BankingCash & Working CapitalESG

Cashing In: Trade Finance Fuels Working Capital, Boosts Sales

By November 29, 2023No Comments

How HSBC helped an energy company optimize working capital, boost sales and keep a key client happy about payment terms.

Earlier this year, the treasurer at a clean energy company found himself in a precarious position: he needed to get cash in the door faster to fund operating expenses, but the corporate’s annual revenue is heavily reliant on a few large clients who had negotiated long payment terms. At a recent session of NeuGroup for ESG, the treasurer dug into the details of a project that leveraged a strategic partnership with HSBC to offload the receivable to the bank and get paid sooner.

  • The NeuGroup member company’s business relies largely on selling a single product and has lopsided payment cycles, with the bulk of revenue coming in at the end of every quarter. The treasurer said this led to a “dry period in the middle” of each reporting period, which required a solution to maintain cash balances for regular expenses including payroll.
  • HSBC, which offers a variety of global trade and receivables finance solutions, worked with the energy firm to purchase the receivable while the company continued to offer its customer attractive payment terms. So without jeopardizing the relationship, the business was able to get the cash it needs up front and minimize its counterparty risk—allowing it to expand sales to the buyer.
  • This structure takes into account the varying credit profiles of the energy company and its client, the balancing of seller and buyer risk, the corporate’s need to ensure sales are not jeopardized and its desire to improve working capital.
  • During the session, Vivek Ramachandran, HSBC’s head of global trade and receivables finance, said, “the upside is huge: they get early access to cash flow and can build up capacity a lot quicker, even with long-term contracts.”

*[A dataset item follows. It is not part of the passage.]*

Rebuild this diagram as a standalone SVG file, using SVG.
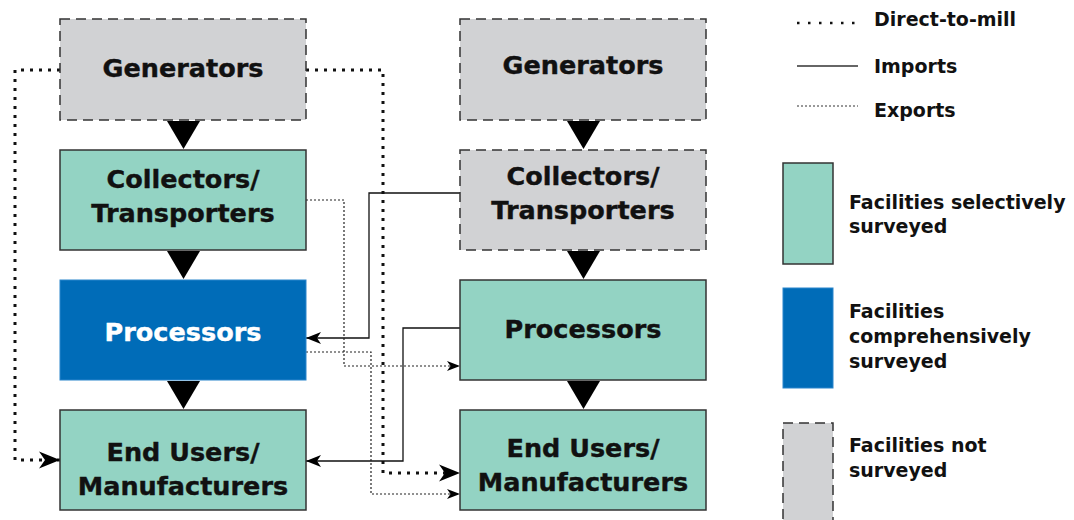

Shorter cash conversion. The treasurer shared that the company has a “constant need to reduce pressure that comes from working capital requirements,” which he described as growing pains—a good problem to have. Because sales cycles often range from nine to 12 months, working capital forecasting isn’t easy.

  • Mr. Ramachandran said HSBC is well-positioned to enable solutions to address challenges like this. “We have a view not just of companies themselves, but also of their counterparties,” he said. “For this transaction, we had a relationship with the buyer, and worked with them to structure payment obligations that also reduce risk.”
  • The treasurer said that the deal had very specific boxes to check, which required a partner bank willing to create a bespoke solution. “The deal had very long terms, which you won’t always see, and the amount was very significant,” he said. “The pricing had to be reasonable as well, in sync with our working capital needs. HSBC had to basically make sure everybody is winning, and make a margin—but now we are all able to win.”

Treasury’s strategic opportunity. The member added that treasurers have an opportunity to enhance working capital at all companies by breaking down silos and collaborating with the business. “Step into the other world, whether it’s sales or procurement pricing, and you might see opportunities,” he said. Finding those opportunities is becoming a requirement for strategic treasury teams.

  • “Sometimes, I’m having discussions with vendors on payment terms, or working on a financing solution for customers,” the member said. “Normal, conventional cash and risk management is no longer enough for treasurers.”
  • He added that this is especially vital for growing companies in unconventional industries like clean energy, but “treasury is changing across the board.”
  • Mr. Ramachandran added that “the more visibility treasury has into buyer contracts, the easier it is for banks like us on both sides of the transaction to inject financing that releases working capital.”
    • “I think the world of trade will change a lot,” he said. “The conversations we’re having do not sound like historical trade finance conversations, because working capital optimization is going so much further now: it’s not just financing a receivable, it’s part of a broader capital structure discussion and how companies can optimize their sources of capital, with trade finance now being one of them.”